(INFORMATION SUPPLIED):
..........

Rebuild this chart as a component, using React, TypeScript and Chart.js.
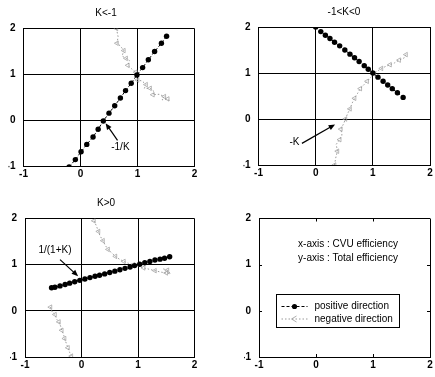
import React, { useEffect, useRef } from "react";
import { Chart, registerables } from "chart.js";
Chart.register(...registerables);

const FONT = "'Liberation Sans', Arial, sans-serif";
const TICK_MIN = -1;
const TICK_MAX = 2;

// Panel titles
const titles = ["K<-1", "-1<K<0", "K>0"];

// Panel 1 (K<-1)
const p1PosX = [-0.2, -0.09, 0.01, 0.11, 0.22, 0.31, 0.4, 0.5, 0.6, 0.7, 0.79, 0.89, 0.99, 1.09, 1.19, 1.3, 1.42, 1.51];
const p1PosY = [-1.01, -0.85, -0.68, -0.52, -0.36, -0.19, -0.01, 0.16, 0.32, 0.49, 0.65, 0.81, 0.99, 1.15, 1.32, 1.5, 1.68, 1.83];
const p1NegX = [0.63, 0.66, 0.64, 0.7, 0.76, 0.73, 0.8, 0.86, 0.83, 0.9, 0.97, 1.02, 1.0, 1.08, 1.15, 1.12, 1.22, 1.3, 1.27, 1.38, 1.47, 1.43, 1.53, 1.56];
const p1NegY = [2.0, 1.82, 1.68, 1.62, 1.52, 1.4, 1.35, 1.3, 1.2, 1.12, 1.05, 0.98, 0.88, 0.86, 0.78, 0.7, 0.7, 0.62, 0.56, 0.57, 0.52, 0.45, 0.47, 0.42];

// Panel 2 (-1<K<0)
const p2PosX = [0.0, 0.09, 0.17, 0.25, 0.33, 0.42, 0.51, 0.6, 0.68, 0.76, 0.85, 0.92, 1.0, 1.09, 1.18, 1.26, 1.34, 1.43, 1.53];
const p2PosY = [2.0, 1.9, 1.82, 1.75, 1.67, 1.59, 1.5, 1.41, 1.33, 1.25, 1.16, 1.08, 1.0, 0.91, 0.82, 0.74, 0.66, 0.57, 0.47];
const p2NegX = [0.33, 0.35, 0.38, 0.36, 0.42, 0.46, 0.44, 0.49, 0.52, 0.56, 0.6, 0.64, 0.68, 0.73, 0.78, 0.84, 0.9, 0.96, 1.02, 1.08, 1.15, 1.22, 1.3, 1.38, 1.46, 1.55, 1.58];
const p2NegY = [-1.0, -0.85, -0.7, -0.55, -0.45, -0.35, -0.22, -0.1, 0.0, 0.12, 0.22, 0.35, 0.45, 0.55, 0.66, 0.74, 0.82, 0.9, 0.98, 1.04, 1.1, 1.14, 1.18, 1.22, 1.28, 1.33, 1.4];

// Panel 3 (K>0)
const p3PosX = [-0.53, -0.47, -0.38, -0.29, -0.21, -0.12, -0.03, 0.06, 0.15, 0.24, 0.32, 0.41, 0.5, 0.59, 0.68, 0.77, 0.86, 0.94, 1.03, 1.12, 1.21, 1.3, 1.39, 1.47, 1.56];
const p3PosY = [0.5, 0.51, 0.54, 0.57, 0.6, 0.63, 0.66, 0.69, 0.72, 0.75, 0.77, 0.8, 0.83, 0.86, 0.89, 0.92, 0.95, 0.98, 1.01, 1.04, 1.07, 1.1, 1.12, 1.14, 1.17];
const p3NegAX = [0.22, 0.26, 0.3, 0.33, 0.38, 0.42, 0.47, 0.53, 0.6, 0.67, 0.75, 0.83, 0.92, 1.0, 1.1, 1.2, 1.3, 1.4, 1.5, 1.58, 1.52, 1.42];
const p3NegAY = [1.95, 1.85, 1.72, 1.62, 1.52, 1.42, 1.33, 1.26, 1.18, 1.12, 1.07, 1.03, 1.0, 0.97, 0.93, 0.9, 0.87, 0.84, 0.82, 0.8, 0.88, 0.92];
const p3NegBX = [-0.55, -0.52, -0.47, -0.44, -0.4, -0.37, -0.35, -0.32, -0.3, -0.27, -0.24, -0.21, -0.18];
const p3NegBY = [0.08, -0.02, -0.08, -0.18, -0.24, -0.33, -0.42, -0.5, -0.6, -0.7, -0.8, -0.9, -0.98];

// Annotations: [label, labelX, labelY, tailX, tailY, headX, headY]
const ann1 = ["-1/K", 0.7, -0.58, 0.65, -0.43, 0.44, -0.06];
const ann2 = ["-K", -0.37, -0.51, -0.24, -0.53, 0.34, -0.12];
const ann3 = ["1/(1+K)", -0.47, 1.32, -0.38, 1.11, -0.06, 0.75];

// Panel 4 text
const axisNotes = ["x-axis : CVU efficiency", "y-axis : Total efficiency"];
const legendLabels = ["positive direction", "negative direction"];

const W = 435;
const H = 377;
const AXW = 15;
const AXH = 15;

const NEG_COLOR = "#9a9a9a";

const pts = (xs: number[], ys: number[]) => xs.map((x, i) => ({ x, y: ys[i] }));

const posDs = (xs: number[], ys: number[], label = "positive direction") => ({
  label,
  data: pts(xs, ys),
  showLine: true,
  borderColor: "#000",
  backgroundColor: "#000",
  borderWidth: 1,
  borderDash: [3, 2],
  pointRadius: 2.7,
  pointBorderWidth: 0,
  pointBackgroundColor: "#000",
  tension: 0,
});

const negDs = (xs: number[], ys: number[], label = "negative direction") => ({
  label,
  data: pts(xs, ys),
  showLine: true,
  borderColor: NEG_COLOR,
  backgroundColor: "rgba(0,0,0,0)",
  borderWidth: 1,
  borderDash: [1.5, 2],
  pointStyle: "triangle",
  rotation: -90,
  pointRadius: (c: any) => (c.dataIndex % 2 === 0 ? 2.6 : 0),
  pointBorderWidth: 0.7,
  pointBorderColor: NEG_COLOR,
  pointBackgroundColor: "rgba(0,0,0,0)",
  tension: 0,
});

function scaleCfg(axis: "x" | "y", grid: boolean) {
  return {
    type: "linear",
    min: TICK_MIN,
    max: TICK_MAX,
    ticks: {
      stepSize: 1,
      padding: axis === "x" ? 2 : 8,
      color: "#000",
      font: { family: FONT, size: 10, weight: "bold" },
    },
    grid: {
      drawTicks: false,
      lineWidth: 1,
      color: (c: any) => {
        const v = c.tick ? c.tick.value : 0;
        return grid || v === TICK_MIN || v === TICK_MAX ? "#000" : "rgba(0,0,0,0)";
      },
    },
    border: { display: true, color: "#000", width: 1 },
    afterFit: (s: any) => {
      if (axis === "x") s.height = AXH;
      else s.width = AXW;
    },
  };
}

function drawArrow(ctx: CanvasRenderingContext2D, x1: number, y1: number, x2: number, y2: number) {
  const a = Math.atan2(y2 - y1, x2 - x1);
  const L = 7;
  ctx.save();
  ctx.strokeStyle = "#000";
  ctx.fillStyle = "#000";
  ctx.lineWidth = 1.2;
  ctx.beginPath();
  ctx.moveTo(x1, y1);
  ctx.lineTo(x2 - Math.cos(a) * L * 0.6, y2 - Math.sin(a) * L * 0.6);
  ctx.stroke();
  ctx.beginPath();
  ctx.moveTo(x2, y2);
  ctx.lineTo(x2 - L * Math.cos(a - 0.4), y2 - L * Math.sin(a - 0.4));
  ctx.lineTo(x2 - L * Math.cos(a + 0.4), y2 - L * Math.sin(a + 0.4));
  ctx.closePath();
  ctx.fill();
  ctx.restore();
}

type Panel = {
  box: [number, number, number, number]; // left, top, right, bottom of plot area
  grid: boolean;
  datasets: any[];
  title?: string;
  titleX?: number;
  ann?: any[];
  legend?: boolean;
};

const panels: Panel[] = [
  {
    box: [23.5, 28.5, 194.5, 166.5],
    grid: true,
    title: titles[0],
    titleX: 106,
    datasets: [posDs(p1PosX, p1PosY), negDs(p1NegX, p1NegY)],
    ann: ann1,
  },
  {
    box: [258.5, 27, 430, 165],
    grid: true,
    title: titles[1],
    titleX: 344,
    datasets: [posDs(p2PosX, p2PosY), negDs(p2NegX, p2NegY)],
    ann: ann2,
  },
  {
    box: [25, 218.5, 194.5, 357],
    grid: true,
    title: titles[2],
    titleX: 106,
    datasets: [posDs(p3PosX, p3PosY), negDs(p3NegAX, p3NegAY), negDs(p3NegBX, p3NegBY)],
    ann: ann3,
  },
  {
    box: [259, 218.5, 430, 357],
    grid: false,
    datasets: [posDs([], [], legendLabels[0]), negDs([], [], legendLabels[1])],
    legend: true,
  },
];

function PanelChart({ p }: { p: Panel }) {
  const ref = useRef<HTMLCanvasElement | null>(null);
  useEffect(() => {
    if (!ref.current) return;
    const [l, t, r, b] = p.box;
    const deco = {
      id: "deco",
      afterDraw(chart: any) {
        const ctx: CanvasRenderingContext2D = chart.ctx;
        const ca = chart.chartArea;
        const xs = chart.scales.x;
        const ys = chart.scales.y;
        ctx.save();
        ctx.fillStyle = "#000";
        ctx.font = `10px ${FONT}`;
        if (p.title) {
          ctx.textAlign = "center";
          ctx.textBaseline = "middle";
          ctx.fillText(p.title, p.titleX ?? (ca.left + ca.right) / 2, ca.top - 15);
        }
        if (p.ann) {
          const [txt, lx, ly, tx, ty, hx, hy] = p.ann;
          ctx.textAlign = "center";
          ctx.textBaseline = "middle";
          ctx.fillText(txt, xs.getPixelForValue(lx), ys.getPixelForValue(ly));
          drawArrow(ctx, xs.getPixelForValue(tx), ys.getPixelForValue(ty), xs.getPixelForValue(hx), ys.getPixelForValue(hy));
        }
        if (!p.grid) {
          ctx.strokeStyle = "#000";
          ctx.lineWidth = 1;
          const tl = 3;
          [0, 1].forEach((v) => {
            const px = Math.round(xs.getPixelForValue(v)) + 0.5;
            const py = Math.round(ys.getPixelForValue(v)) + 0.5;
            ctx.beginPath();
            ctx.moveTo(px, ca.bottom);
            ctx.lineTo(px, ca.bottom - tl);
            ctx.moveTo(px, ca.top);
            ctx.lineTo(px, ca.top + tl);
            ctx.moveTo(ca.left, py);
            ctx.lineTo(ca.left + tl, py);
            ctx.moveTo(ca.right, py);
            ctx.lineTo(ca.right - tl, py);
            ctx.stroke();
          });
        }
        if (p.legend) {
          const cx = ca.left + 89;
          ctx.textAlign = "center";
          ctx.textBaseline = "middle";
          ctx.fillText(axisNotes[0], cx, ca.top + 26);
          ctx.fillText(axisNotes[1], cx, ca.top + 40);
          const bx = Math.round(ca.left + 16.7) + 0.5;
          const by = Math.round(ca.top + 75.8) + 0.5;
          ctx.strokeStyle = "#000";
          ctx.lineWidth = 1;
          ctx.strokeRect(bx, by, 123, 33);
          const rows = [by + 12, by + 24.5];
          chart.data.datasets.forEach((ds: any, i: number) => {
            const y = rows[i];
            const x0 = bx + 5;
            const x1 = bx + 31;
            ctx.save();
            ctx.strokeStyle = ds.borderColor;
            ctx.lineWidth = 1;
            ctx.setLineDash(ds.borderDash);
            ctx.beginPath();
            ctx.moveTo(x0, y);
            ctx.lineTo(x1, y);
            ctx.stroke();
            ctx.setLineDash([]);
            const mx = (x0 + x1) / 2;
            if (i === 0) {
              ctx.fillStyle = "#000";
              ctx.beginPath();
              ctx.arc(mx, y, 2.6, 0, Math.PI * 2);
              ctx.fill();
            } else {
              ctx.strokeStyle = NEG_COLOR;
              ctx.lineWidth = 0.8;
              ctx.beginPath();
              ctx.moveTo(mx + 2, y - 3);
              ctx.lineTo(mx - 3, y);
              ctx.lineTo(mx + 2, y + 3);
              ctx.stroke();
            }
            ctx.restore();
            ctx.fillStyle = "#000";
            ctx.textAlign = "left";
            ctx.textBaseline = "middle";
            ctx.fillText(ds.label, bx + 38, y);
          });
        }
        ctx.restore();
      },
    };
    const chart = new Chart(ref.current, {
      type: "scatter",
      data: { datasets: p.datasets },
      options: {
        responsive: false,
        animation: false,
        events: [],
        layout: {
          padding: { left: l - AXW, top: t, right: W - r, bottom: H - b - AXH },
        },
        plugins: {
          legend: { display: false },
          title: { display: false },
          tooltip: { enabled: false },
        },
        scales: { x: scaleCfg("x", p.grid), y: scaleCfg("y", p.grid) } as any,
      },
      plugins: [deco],
    } as any);
    return () => chart.destroy();
  }, [p]);
  return (
    <canvas
      ref={ref}
      width={W}
      height={H}
      style={{ position: "absolute", left: 0, top: 0, width: W, height: H, display: "block" }}
    />
  );
}

export default function App() {
  return (
    <div style={{ position: "absolute", left: 0, top: 0, width: W, height: H, background: "#fff" }}>
      {panels.map((p, i) => (
        <PanelChart key={i} p={p} />
      ))}
    </div>
  );
}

..........

(TASK PROMPT):
Scan the listing above for the word "React" and show each line where it is found.

(RESULT OF THIS EXERCISE):
Rebuild this chart as a component, using React, TypeScript and Chart.js.
import React, { useEffect, useRef } from "react";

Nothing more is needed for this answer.